──────── DATA
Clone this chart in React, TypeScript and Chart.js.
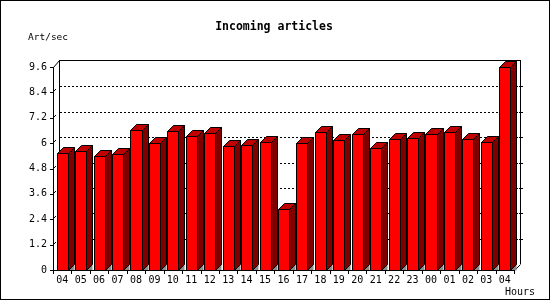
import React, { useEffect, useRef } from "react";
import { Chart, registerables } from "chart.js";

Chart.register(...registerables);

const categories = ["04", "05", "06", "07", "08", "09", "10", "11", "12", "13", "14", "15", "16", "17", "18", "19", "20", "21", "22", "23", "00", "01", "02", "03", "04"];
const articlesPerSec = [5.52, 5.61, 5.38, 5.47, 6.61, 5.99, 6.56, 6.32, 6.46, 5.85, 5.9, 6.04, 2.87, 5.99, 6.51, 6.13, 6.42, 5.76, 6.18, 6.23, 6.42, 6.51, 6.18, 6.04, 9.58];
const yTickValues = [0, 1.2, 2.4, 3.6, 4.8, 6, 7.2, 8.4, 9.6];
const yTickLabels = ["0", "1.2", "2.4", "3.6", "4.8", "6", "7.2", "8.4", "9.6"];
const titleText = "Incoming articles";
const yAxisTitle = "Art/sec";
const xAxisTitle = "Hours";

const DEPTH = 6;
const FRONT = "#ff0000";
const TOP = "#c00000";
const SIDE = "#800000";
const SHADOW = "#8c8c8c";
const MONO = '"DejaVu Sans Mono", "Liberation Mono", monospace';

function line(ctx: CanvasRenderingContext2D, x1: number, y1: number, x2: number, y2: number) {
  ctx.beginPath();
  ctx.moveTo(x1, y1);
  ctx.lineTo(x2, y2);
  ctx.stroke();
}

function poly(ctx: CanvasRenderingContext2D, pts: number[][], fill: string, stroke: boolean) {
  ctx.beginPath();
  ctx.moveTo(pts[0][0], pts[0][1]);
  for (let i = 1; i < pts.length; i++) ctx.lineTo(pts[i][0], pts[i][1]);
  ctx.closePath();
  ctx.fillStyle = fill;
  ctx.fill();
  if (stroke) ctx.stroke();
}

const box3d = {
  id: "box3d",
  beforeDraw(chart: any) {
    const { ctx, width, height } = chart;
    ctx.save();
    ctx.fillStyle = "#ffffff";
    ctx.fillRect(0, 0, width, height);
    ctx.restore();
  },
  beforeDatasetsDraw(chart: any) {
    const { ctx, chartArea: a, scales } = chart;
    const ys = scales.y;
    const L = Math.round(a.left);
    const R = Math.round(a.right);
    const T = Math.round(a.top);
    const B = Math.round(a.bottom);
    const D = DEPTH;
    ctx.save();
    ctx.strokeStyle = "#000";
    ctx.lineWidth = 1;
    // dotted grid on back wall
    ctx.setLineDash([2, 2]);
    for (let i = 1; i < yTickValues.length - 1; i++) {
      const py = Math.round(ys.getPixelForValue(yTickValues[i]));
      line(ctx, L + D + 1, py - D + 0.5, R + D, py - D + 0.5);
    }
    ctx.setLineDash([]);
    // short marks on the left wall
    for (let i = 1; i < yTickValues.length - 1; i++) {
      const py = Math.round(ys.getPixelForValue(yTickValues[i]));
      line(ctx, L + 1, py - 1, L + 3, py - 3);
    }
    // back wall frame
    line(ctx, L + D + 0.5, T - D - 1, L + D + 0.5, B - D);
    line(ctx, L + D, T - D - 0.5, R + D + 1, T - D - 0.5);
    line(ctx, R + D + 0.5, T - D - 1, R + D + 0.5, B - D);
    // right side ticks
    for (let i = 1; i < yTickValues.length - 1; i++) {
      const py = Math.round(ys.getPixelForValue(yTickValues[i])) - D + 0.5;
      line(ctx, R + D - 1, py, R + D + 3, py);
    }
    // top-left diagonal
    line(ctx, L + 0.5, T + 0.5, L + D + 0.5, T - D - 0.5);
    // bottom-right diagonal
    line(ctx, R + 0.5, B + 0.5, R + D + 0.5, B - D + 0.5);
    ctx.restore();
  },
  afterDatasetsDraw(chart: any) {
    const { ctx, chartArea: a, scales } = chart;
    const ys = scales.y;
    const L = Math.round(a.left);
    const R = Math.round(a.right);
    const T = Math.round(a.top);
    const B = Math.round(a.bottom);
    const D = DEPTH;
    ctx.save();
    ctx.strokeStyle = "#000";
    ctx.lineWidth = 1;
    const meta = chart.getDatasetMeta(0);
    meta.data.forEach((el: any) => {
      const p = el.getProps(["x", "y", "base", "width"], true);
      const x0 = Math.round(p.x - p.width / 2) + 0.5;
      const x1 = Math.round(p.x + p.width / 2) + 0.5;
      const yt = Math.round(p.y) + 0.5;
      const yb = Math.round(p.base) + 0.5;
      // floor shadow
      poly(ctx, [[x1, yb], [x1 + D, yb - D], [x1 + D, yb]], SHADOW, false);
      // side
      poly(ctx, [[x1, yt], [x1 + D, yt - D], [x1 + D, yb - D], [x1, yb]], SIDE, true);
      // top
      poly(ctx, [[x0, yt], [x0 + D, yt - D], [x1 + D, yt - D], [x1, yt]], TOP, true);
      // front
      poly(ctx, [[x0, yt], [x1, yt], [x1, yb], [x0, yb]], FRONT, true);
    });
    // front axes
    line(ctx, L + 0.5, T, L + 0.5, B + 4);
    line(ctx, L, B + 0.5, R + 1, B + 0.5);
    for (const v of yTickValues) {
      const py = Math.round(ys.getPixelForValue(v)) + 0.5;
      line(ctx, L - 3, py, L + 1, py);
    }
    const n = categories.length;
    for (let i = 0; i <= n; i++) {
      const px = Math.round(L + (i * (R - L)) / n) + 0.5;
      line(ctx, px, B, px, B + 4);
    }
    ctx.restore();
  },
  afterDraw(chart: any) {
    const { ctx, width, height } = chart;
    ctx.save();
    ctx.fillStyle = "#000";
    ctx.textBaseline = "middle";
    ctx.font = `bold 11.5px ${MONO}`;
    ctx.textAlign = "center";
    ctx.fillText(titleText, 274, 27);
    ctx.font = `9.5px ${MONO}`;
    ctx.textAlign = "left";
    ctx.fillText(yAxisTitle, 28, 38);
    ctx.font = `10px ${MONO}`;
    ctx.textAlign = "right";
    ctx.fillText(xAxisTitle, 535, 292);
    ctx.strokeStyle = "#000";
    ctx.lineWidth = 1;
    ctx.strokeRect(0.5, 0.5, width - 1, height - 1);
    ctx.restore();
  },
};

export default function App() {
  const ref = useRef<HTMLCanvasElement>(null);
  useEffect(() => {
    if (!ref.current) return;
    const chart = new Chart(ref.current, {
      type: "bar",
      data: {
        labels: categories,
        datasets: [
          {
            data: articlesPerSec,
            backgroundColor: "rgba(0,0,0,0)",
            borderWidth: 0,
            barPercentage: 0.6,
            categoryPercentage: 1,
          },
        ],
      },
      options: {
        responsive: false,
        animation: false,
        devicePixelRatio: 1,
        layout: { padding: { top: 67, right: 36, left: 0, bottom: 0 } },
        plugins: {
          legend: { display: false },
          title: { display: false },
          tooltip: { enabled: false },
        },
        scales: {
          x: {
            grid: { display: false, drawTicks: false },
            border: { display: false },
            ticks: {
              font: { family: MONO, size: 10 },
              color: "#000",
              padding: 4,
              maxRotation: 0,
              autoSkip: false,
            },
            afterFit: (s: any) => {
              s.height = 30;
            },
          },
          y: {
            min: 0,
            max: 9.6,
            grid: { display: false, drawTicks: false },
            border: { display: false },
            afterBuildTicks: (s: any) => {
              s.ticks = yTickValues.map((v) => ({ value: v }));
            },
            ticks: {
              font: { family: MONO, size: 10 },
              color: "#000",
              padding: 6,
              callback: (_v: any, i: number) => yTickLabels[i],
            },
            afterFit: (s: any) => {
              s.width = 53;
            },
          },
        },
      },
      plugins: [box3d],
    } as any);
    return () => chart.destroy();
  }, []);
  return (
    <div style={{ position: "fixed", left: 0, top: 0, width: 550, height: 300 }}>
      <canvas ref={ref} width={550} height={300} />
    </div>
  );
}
────────────────
──────── DATA
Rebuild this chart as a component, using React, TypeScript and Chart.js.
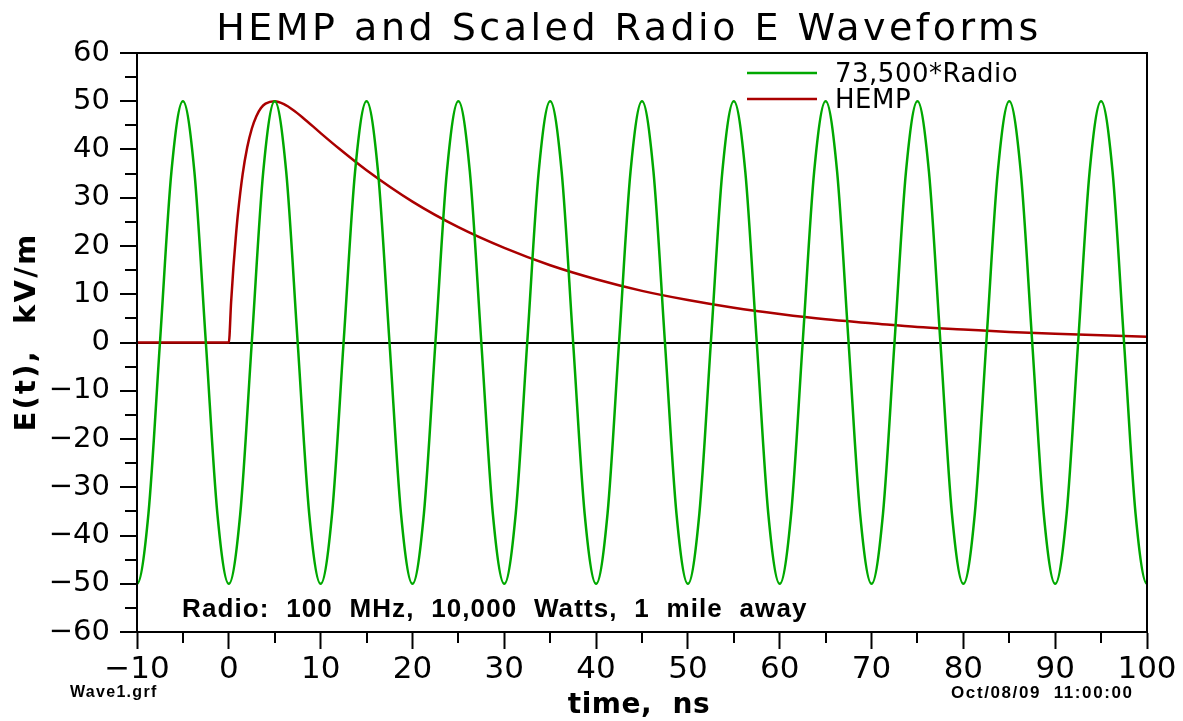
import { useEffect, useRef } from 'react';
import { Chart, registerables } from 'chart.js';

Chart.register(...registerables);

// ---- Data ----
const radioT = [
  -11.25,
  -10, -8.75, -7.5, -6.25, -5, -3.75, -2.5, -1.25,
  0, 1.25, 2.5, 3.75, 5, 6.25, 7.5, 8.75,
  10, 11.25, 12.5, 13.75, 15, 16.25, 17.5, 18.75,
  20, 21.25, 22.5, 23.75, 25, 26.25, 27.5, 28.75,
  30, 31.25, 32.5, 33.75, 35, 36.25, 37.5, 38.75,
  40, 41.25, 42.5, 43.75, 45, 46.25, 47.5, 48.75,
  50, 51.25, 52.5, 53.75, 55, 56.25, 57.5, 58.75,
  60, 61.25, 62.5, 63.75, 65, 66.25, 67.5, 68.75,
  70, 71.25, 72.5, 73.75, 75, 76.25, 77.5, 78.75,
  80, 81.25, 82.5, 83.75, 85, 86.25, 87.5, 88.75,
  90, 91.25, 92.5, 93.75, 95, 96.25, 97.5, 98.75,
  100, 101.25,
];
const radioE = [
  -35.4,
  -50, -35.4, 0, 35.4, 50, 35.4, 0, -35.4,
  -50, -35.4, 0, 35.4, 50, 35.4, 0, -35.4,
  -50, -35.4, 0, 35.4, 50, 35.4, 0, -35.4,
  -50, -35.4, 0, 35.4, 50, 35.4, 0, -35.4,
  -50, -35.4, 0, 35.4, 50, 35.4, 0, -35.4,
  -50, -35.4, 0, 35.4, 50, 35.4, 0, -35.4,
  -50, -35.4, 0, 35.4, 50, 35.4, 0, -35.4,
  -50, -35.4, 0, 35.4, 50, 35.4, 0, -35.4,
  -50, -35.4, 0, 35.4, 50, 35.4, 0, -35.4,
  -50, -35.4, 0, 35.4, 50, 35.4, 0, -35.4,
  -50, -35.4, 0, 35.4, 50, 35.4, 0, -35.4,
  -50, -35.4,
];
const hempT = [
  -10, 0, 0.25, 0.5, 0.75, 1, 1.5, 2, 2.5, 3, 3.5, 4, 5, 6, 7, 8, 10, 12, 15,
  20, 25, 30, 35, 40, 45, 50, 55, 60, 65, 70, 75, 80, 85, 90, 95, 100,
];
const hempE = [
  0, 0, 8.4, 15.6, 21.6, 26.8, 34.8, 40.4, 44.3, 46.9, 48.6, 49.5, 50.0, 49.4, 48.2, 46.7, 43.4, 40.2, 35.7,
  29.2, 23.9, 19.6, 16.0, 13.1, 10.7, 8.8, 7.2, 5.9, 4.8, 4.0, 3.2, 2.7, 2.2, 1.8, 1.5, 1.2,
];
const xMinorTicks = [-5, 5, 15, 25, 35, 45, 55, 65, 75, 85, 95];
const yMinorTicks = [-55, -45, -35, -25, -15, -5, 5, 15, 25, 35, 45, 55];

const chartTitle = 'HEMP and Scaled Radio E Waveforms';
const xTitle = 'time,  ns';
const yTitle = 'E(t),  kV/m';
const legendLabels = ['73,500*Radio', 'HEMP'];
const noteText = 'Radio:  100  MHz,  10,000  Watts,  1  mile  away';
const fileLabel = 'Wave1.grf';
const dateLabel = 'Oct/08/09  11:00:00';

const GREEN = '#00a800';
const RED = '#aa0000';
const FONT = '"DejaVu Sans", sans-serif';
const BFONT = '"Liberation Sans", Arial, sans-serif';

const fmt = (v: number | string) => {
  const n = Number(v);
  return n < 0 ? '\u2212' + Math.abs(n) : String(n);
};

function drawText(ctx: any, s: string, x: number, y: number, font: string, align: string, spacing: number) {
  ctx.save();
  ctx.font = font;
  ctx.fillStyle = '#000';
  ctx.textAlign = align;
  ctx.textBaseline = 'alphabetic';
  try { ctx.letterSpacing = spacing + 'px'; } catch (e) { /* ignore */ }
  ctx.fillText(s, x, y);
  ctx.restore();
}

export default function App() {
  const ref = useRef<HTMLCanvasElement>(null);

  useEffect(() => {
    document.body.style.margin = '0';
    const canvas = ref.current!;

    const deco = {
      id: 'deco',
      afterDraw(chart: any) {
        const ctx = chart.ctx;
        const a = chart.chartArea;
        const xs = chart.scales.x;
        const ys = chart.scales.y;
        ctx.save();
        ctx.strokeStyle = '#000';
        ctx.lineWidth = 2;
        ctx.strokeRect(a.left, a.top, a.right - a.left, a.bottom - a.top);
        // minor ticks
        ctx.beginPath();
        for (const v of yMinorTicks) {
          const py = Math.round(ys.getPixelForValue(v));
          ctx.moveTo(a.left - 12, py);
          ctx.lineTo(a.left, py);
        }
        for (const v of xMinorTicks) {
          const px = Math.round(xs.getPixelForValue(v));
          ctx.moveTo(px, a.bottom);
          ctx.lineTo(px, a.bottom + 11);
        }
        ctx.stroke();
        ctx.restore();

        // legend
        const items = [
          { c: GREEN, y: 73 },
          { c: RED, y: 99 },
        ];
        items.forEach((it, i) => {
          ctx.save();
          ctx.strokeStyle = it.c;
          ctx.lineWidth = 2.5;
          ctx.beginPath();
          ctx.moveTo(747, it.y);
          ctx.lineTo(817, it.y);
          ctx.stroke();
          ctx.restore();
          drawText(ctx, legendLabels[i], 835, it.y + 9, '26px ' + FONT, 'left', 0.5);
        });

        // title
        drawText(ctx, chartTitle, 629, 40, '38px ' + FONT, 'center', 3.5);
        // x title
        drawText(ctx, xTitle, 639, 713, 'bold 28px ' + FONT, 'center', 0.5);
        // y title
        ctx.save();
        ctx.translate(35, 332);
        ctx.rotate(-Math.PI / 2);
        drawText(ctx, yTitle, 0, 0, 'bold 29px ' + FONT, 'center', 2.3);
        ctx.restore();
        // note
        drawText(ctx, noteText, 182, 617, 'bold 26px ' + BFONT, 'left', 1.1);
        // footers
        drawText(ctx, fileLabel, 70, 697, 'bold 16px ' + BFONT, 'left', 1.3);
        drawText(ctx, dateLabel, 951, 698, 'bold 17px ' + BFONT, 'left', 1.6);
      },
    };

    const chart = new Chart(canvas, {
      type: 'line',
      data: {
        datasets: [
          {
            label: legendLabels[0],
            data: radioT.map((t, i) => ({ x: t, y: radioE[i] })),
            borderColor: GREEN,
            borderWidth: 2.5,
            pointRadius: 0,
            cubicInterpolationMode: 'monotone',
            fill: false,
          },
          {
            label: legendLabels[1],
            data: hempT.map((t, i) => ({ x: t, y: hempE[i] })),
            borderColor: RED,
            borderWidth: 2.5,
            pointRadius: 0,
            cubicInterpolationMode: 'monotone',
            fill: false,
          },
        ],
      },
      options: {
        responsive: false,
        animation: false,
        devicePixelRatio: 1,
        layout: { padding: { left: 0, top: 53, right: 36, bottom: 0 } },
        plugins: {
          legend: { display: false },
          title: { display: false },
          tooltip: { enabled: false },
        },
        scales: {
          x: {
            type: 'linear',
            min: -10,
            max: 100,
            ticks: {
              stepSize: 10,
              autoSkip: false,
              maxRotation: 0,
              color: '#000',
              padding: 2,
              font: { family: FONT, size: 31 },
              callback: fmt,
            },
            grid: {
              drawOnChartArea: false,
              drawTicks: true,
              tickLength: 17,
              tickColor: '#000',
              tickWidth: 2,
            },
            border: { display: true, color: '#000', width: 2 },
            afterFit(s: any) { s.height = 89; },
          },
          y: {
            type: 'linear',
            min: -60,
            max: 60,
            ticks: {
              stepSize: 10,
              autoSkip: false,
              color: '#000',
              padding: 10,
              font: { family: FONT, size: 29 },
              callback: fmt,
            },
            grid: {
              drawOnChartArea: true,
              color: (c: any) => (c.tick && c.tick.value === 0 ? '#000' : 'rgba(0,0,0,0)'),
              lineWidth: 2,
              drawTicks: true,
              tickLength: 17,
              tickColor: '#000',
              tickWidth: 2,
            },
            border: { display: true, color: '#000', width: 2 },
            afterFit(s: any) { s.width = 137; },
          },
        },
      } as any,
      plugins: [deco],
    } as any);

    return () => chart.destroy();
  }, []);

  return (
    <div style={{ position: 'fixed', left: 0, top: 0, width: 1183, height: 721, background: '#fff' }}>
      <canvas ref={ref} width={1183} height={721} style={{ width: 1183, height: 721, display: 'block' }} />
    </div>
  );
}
────────────────
▶ [EXERCISE DESCRIPTION]: Copy each line of the records above that carries the word "TypeScript".

▶ [FULL ANSWER]:
Clone this chart in React, TypeScript and Chart.js.
Rebuild this chart as a component, using React, TypeScript and Chart.js.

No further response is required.